## start DATASET ENTRIES

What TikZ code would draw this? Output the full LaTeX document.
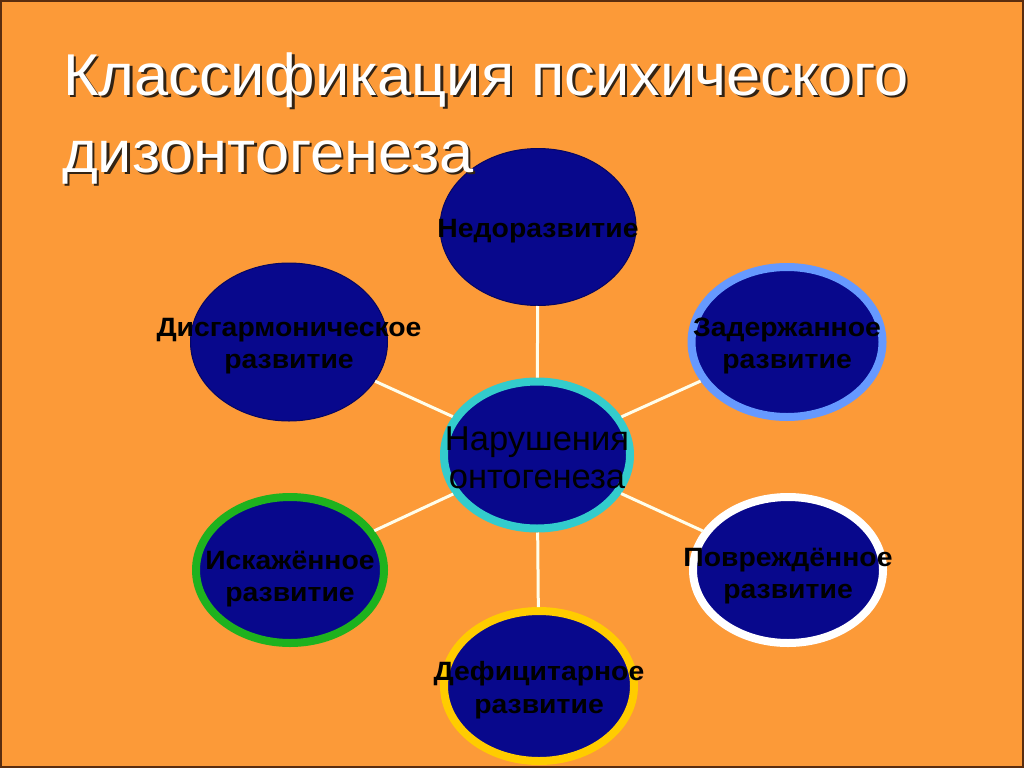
\documentclass[tikz,border=0pt]{standalone}
\usepackage{fontspec}
\setmainfont{Liberation Sans}
\newfontfamily\titlefont[FakeStretch=1.04]{Liberation Sans}
\newfontfamily\lblfont[FakeStretch=1.07]{Liberation Sans}
\usetikzlibrary{shapes.geometric}
\definecolor{bg}{RGB}{252,154,56}
\definecolor{blob}{RGB}{8,8,140}
\definecolor{framec}{RGB}{90,45,15}
\definecolor{ringcyan}{RGB}{51,204,204}
\definecolor{ringblue}{RGB}{102,153,255}
\definecolor{ringgreen}{RGB}{30,178,30}
\definecolor{ringyellow}{RGB}{255,204,0}
\definecolor{shadowc}{RGB}{50,35,20}
\newcommand\shadowtext[1]{\makebox[0pt][l]{\raisebox{-2.5pt}{\hspace{2.5pt}\textcolor{shadowc}{#1}}}#1}
\begin{document}
\begin{tikzpicture}[x=1pt,y=-1pt,
  blobshape/.style={ellipse, fill=blob, inner sep=0pt},
  plainblob/.style={blobshape, draw=blob!70!black, line width=1pt},
  ringblob/.style={blobshape, draw=#1, line width=8pt},
  lbl/.style={align=center, font=\lblfont\fontsize{26.5}{32.5}\selectfont\bfseries, text=black, inner sep=0pt, yshift=-4pt},
  clbl/.style={align=center, font=\fontsize{34.5}{38}\selectfont, text=black, inner sep=0pt, yshift=-3pt},
  link/.style={draw=white!92!yellow, line width=3pt},
  titlestyle/.style={anchor=base west, inner sep=0pt, text=white, font=\titlefont\fontsize{59}{72}\selectfont}]
\useasboundingbox (0,0) rectangle (1024,768);
\fill[bg] (0,0) rectangle (1024,768);
\draw[framec, line width=2pt] (1,1) rectangle (1023,767);

\node[plainblob, minimum width=196pt, minimum height=157pt,
  label={[lbl]center:Недоразвитие}] (top) at (538,227) {};
\node[plainblob, minimum width=197pt, minimum height=158pt,
  label={[lbl]center:Дисгармоническое\\развитие}] (dys) at (289,342) {};
\node[ringblob=ringblue, minimum width=191pt, minimum height=150pt,
  label={[lbl]center:Задержанное\\развитие}] (zad) at (787,342) {};
\node[ringblob=ringcyan, minimum width=186pt, minimum height=147pt,
  label={[clbl]center:Нарушения\\онтогенеза}] (cen) at (537,455) {};
\node[ringblob=ringgreen, minimum width=188pt, minimum height=146pt,
  label={[lbl,yshift=-5pt]center:Искажённое\\развитие}] (isk) at (290,570) {};
\node[ringblob=white, minimum width=190pt, minimum height=146pt,
  label={[lbl,yshift=-2pt]center:Повреждённое\\развитие}] (pov) at (788,570) {};
\node[ringblob=ringyellow, minimum width=190pt, minimum height=150pt,
  label={[lbl]center:Дефицитарное\\развитие}] (def) at (539,686) {};

\draw[link] (cen) -- (top);
\draw[link] (cen) -- (dys);
\draw[link] (cen) -- (zad);
\draw[link] (cen) -- (isk);
\draw[link] (cen) -- (pov);
\draw[link] (cen) -- (def);

\node[titlestyle] (title1) at (63,95) {\shadowtext{Классификация психического}};
\node[titlestyle] (title2) at (62,172) {\shadowtext{дизонтогенеза}};
\end{tikzpicture}
\end{document}
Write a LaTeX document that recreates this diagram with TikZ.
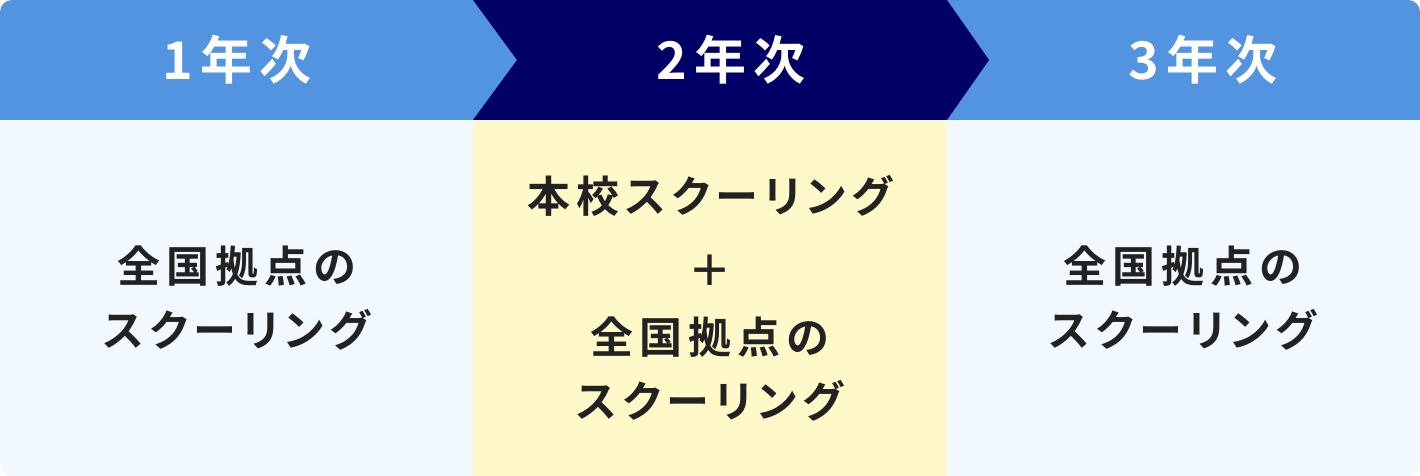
\documentclass[tikz,border=0pt]{standalone}
\usepackage{fontspec}
\newfontfamily\jpbold[LetterSpace=14,RawFeature=+palt]{Noto Sans CJK JP Bold}
\newfontfamily\jphead[LetterSpace=14]{Noto Sans CJK JP Bold}
\usetikzlibrary{positioning}

\definecolor{yearblue}{HTML}{5294E0}
\definecolor{yearnavy}{HTML}{000066}
\definecolor{bodylight}{HTML}{F1F8FF}
\definecolor{bodyyellow}{HTML}{FFF9C9}
\definecolor{bodytext}{HTML}{222222}

\tikzset{
  yearlabel/.style={text=white, font=\jphead\fontsize{52}{58}\selectfont, inner sep=0pt},
  bodylabel/.style={text=bodytext, align=center, inner sep=0pt,
    font=\jpbold\fontsize{43}{64}\selectfont}
}

\begin{document}
\begin{tikzpicture}[x=1pt, y=-1pt]
        \useasboundingbox (0,0) rectangle (1420,476);
        \begin{scope}
        \clip [rounded corners=12pt] (0,0) rectangle (1420,476);
        \fill [bodylight] (0,0) rectangle (1420,476);
        \fill [yearblue] (0,0) rectangle (1420,120);
        \fill [yearnavy] (473,0) -- (947,0) -- (989,60) -- (947,120) -- (473,120) -- (517,60) -- cycle;
        \fill [bodyyellow] (473,120) rectangle (947,476);
        \end{scope}

        \node (h1) [yearlabel] at (237,60) {1年次};
        \node (h2) [yearlabel] at (731,60) {2年次};
        \node (h3) [yearlabel] at (1203,60) {3年次};

        \node (b1) [bodylabel] at (237,298) {全国拠点の\\スクーリング};
        \node (b2) [bodylabel] at (710,298) {本校スクーリング\\[10pt]＋\\[3pt]全国拠点の\\スクーリング};
        \node (b3) [bodylabel] at (1183,298) {全国拠点の\\スクーリング};
    \end{tikzpicture}
\end{document}
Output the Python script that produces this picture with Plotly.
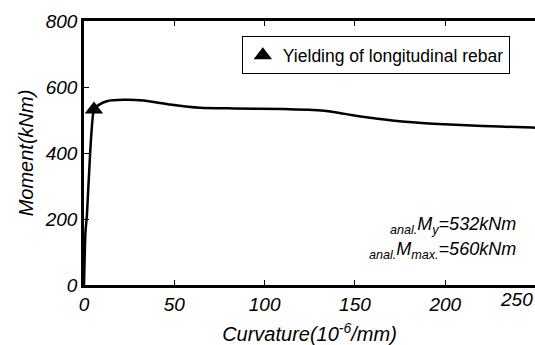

## end DATASET ENTRIES

# GOAL OF THE EXERCISE
Print all the records again exactly; do not include any picture.

# WRITTEN RESPONSE
What TikZ code would draw this? Output the full LaTeX document.
\documentclass[tikz,border=0pt]{standalone}
\usepackage{fontspec}
\setmainfont{Liberation Sans}
\newfontfamily\titlefont[FakeStretch=1.04]{Liberation Sans}
\newfontfamily\lblfont[FakeStretch=1.07]{Liberation Sans}
\usetikzlibrary{shapes.geometric}
\definecolor{bg}{RGB}{252,154,56}
\definecolor{blob}{RGB}{8,8,140}
\definecolor{framec}{RGB}{90,45,15}
\definecolor{ringcyan}{RGB}{51,204,204}
\definecolor{ringblue}{RGB}{102,153,255}
\definecolor{ringgreen}{RGB}{30,178,30}
\definecolor{ringyellow}{RGB}{255,204,0}
\definecolor{shadowc}{RGB}{50,35,20}
\newcommand\shadowtext[1]{\makebox[0pt][l]{\raisebox{-2.5pt}{\hspace{2.5pt}\textcolor{shadowc}{#1}}}#1}
\begin{document}
\begin{tikzpicture}[x=1pt,y=-1pt,
  blobshape/.style={ellipse, fill=blob, inner sep=0pt},
  plainblob/.style={blobshape, draw=blob!70!black, line width=1pt},
  ringblob/.style={blobshape, draw=#1, line width=8pt},
  lbl/.style={align=center, font=\lblfont\fontsize{26.5}{32.5}\selectfont\bfseries, text=black, inner sep=0pt, yshift=-4pt},
  clbl/.style={align=center, font=\fontsize{34.5}{38}\selectfont, text=black, inner sep=0pt, yshift=-3pt},
  link/.style={draw=white!92!yellow, line width=3pt},
  titlestyle/.style={anchor=base west, inner sep=0pt, text=white, font=\titlefont\fontsize{59}{72}\selectfont}]
\useasboundingbox (0,0) rectangle (1024,768);
\fill[bg] (0,0) rectangle (1024,768);
\draw[framec, line width=2pt] (1,1) rectangle (1023,767);

\node[plainblob, minimum width=196pt, minimum height=157pt,
  label={[lbl]center:Недоразвитие}] (top) at (538,227) {};
\node[plainblob, minimum width=197pt, minimum height=158pt,
  label={[lbl]center:Дисгармоническое\\развитие}] (dys) at (289,342) {};
\node[ringblob=ringblue, minimum width=191pt, minimum height=150pt,
  label={[lbl]center:Задержанное\\развитие}] (zad) at (787,342) {};
\node[ringblob=ringcyan, minimum width=186pt, minimum height=147pt,
  label={[clbl]center:Нарушения\\онтогенеза}] (cen) at (537,455) {};
\node[ringblob=ringgreen, minimum width=188pt, minimum height=146pt,
  label={[lbl,yshift=-5pt]center:Искажённое\\развитие}] (isk) at (290,570) {};
\node[ringblob=white, minimum width=190pt, minimum height=146pt,
  label={[lbl,yshift=-2pt]center:Повреждённое\\развитие}] (pov) at (788,570) {};
\node[ringblob=ringyellow, minimum width=190pt, minimum height=150pt,
  label={[lbl]center:Дефицитарное\\развитие}] (def) at (539,686) {};

\draw[link] (cen) -- (top);
\draw[link] (cen) -- (dys);
\draw[link] (cen) -- (zad);
\draw[link] (cen) -- (isk);
\draw[link] (cen) -- (pov);
\draw[link] (cen) -- (def);

\node[titlestyle] (title1) at (63,95) {\shadowtext{Классификация психического}};
\node[titlestyle] (title2) at (62,172) {\shadowtext{дизонтогенеза}};
\end{tikzpicture}
\end{document}
Write a LaTeX document that recreates this diagram with TikZ.
\documentclass[tikz,border=0pt]{standalone}
\usepackage{fontspec}
\newfontfamily\jpbold[LetterSpace=14,RawFeature=+palt]{Noto Sans CJK JP Bold}
\newfontfamily\jphead[LetterSpace=14]{Noto Sans CJK JP Bold}
\usetikzlibrary{positioning}

\definecolor{yearblue}{HTML}{5294E0}
\definecolor{yearnavy}{HTML}{000066}
\definecolor{bodylight}{HTML}{F1F8FF}
\definecolor{bodyyellow}{HTML}{FFF9C9}
\definecolor{bodytext}{HTML}{222222}

\tikzset{
  yearlabel/.style={text=white, font=\jphead\fontsize{52}{58}\selectfont, inner sep=0pt},
  bodylabel/.style={text=bodytext, align=center, inner sep=0pt,
    font=\jpbold\fontsize{43}{64}\selectfont}
}

\begin{document}
\begin{tikzpicture}[x=1pt, y=-1pt]
        \useasboundingbox (0,0) rectangle (1420,476);
        \begin{scope}
        \clip [rounded corners=12pt] (0,0) rectangle (1420,476);
        \fill [bodylight] (0,0) rectangle (1420,476);
        \fill [yearblue] (0,0) rectangle (1420,120);
        \fill [yearnavy] (473,0) -- (947,0) -- (989,60) -- (947,120) -- (473,120) -- (517,60) -- cycle;
        \fill [bodyyellow] (473,120) rectangle (947,476);
        \end{scope}

        \node (h1) [yearlabel] at (237,60) {1年次};
        \node (h2) [yearlabel] at (731,60) {2年次};
        \node (h3) [yearlabel] at (1203,60) {3年次};

        \node (b1) [bodylabel] at (237,298) {全国拠点の\\スクーリング};
        \node (b2) [bodylabel] at (710,298) {本校スクーリング\\[10pt]＋\\[3pt]全国拠点の\\スクーリング};
        \node (b3) [bodylabel] at (1183,298) {全国拠点の\\スクーリング};
    \end{tikzpicture}
\end{document}
Output the Python script that produces this picture with Plotly.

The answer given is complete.